DW: Es sollen ja auch nicht das Unternehmen oder bisherige Immobilieninvestitionen infrage gestellt werden – es geht um die Vergleichbarkeit. Es geht auch nicht darum, die aktuellen Immobilien komplett und sofort zu verkaufen, aber eine Einzelbetrachtung kann sinnvoll sein, da zum Beispiel die Straße nicht mitkommt bei Strom und Internet … bei anderen Immobilien kann es dann sinnvoll sein, zu modernisieren, und bei anderen wiederum ist schon alles passend.
Am Ende ist es natürlich – wie immer – eine Glaubensfrage. Wenn der Unternehmer der Meinung ist, dass sein Immobilienportfolio nicht gefährdet ist, dann macht man nichts.
Versteher-Magazin: Wie sieht also Ihr persönliches Fazit aus?

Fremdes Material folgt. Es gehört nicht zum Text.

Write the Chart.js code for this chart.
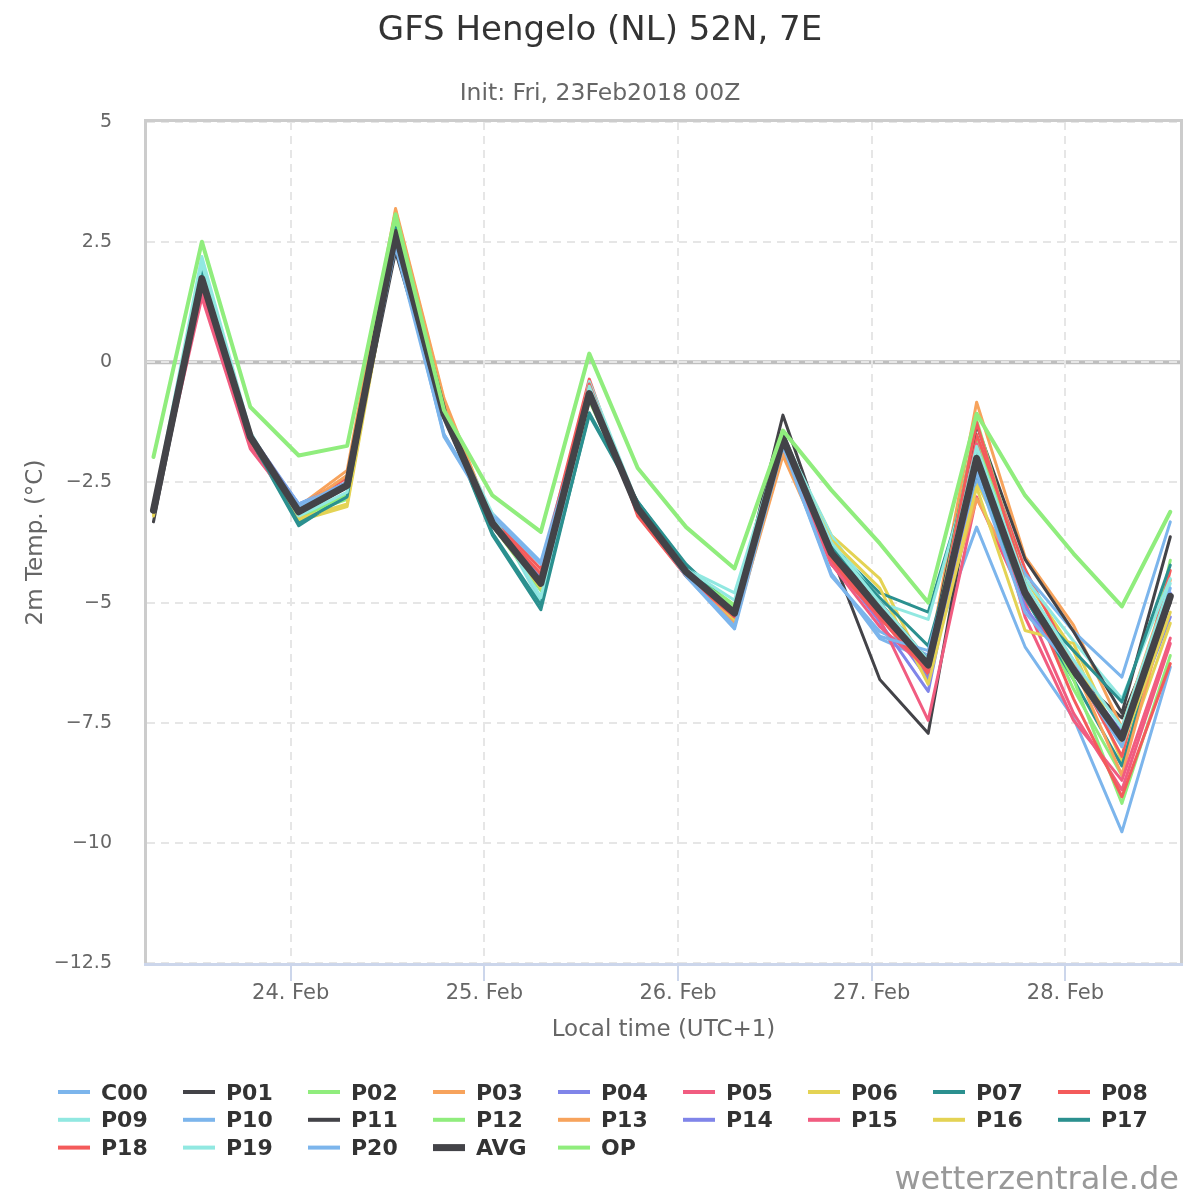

CK: Sich auf den Stuhl des Unternehmers zu setzen und die Dinge durch seine Brille zu betrachten, ist ein absolutes „Must-do“ für jeden, der mit Unternehmern eine ganzheitliche Beratung mit Mehrwert umsetzen möchte. Daher ist es unerlässlich, sich mit der Firma des Unternehmers zu beschäftigen. Dabei haben Institute, die Firmenkundengeschäft und Private Banking anbieten, einen Vorteil, weil die Informationen oftmals schon im Hause vorliegen. Werden dann auch noch Immobilienkredite zur Verfügung gestellt, kann sich jeder Berater in bereits bestehende Unterlagen einarbeiten und sich hervorragend auf ein Unternehmergespräch vorbereiten. Zusätzlich zu den internen Daten lohnt es sich immer, den Unternehmer offen und direkt zu fragen. Nach meiner Erfahrung sind Unternehmer dann auskunftsbereit sind, wenn sie verstehen, warum sie die Informationen preisgeben sollen.
DW: Dem stimme ich sehr gern zu. Diese „Extrameile“ zu gehen, um die Vermögenswerte des Unternehmers vergleichbar zu machen, lohnt sich nahezu immer. Sie werden positiv überrascht sein, dass der Unternehmer einen solchen Vergleich sehr spannend findet. Denn: Er hat diese Transparenz ja in der Regel in seiner Firma. Ich möchte daher alle Leserinnen und Leser gern dazu ermutigen, diesen Vergleich mal auszuprobieren.
Versteher-Magazin: Meine Herren, vielen Dank für dieses Gespräch!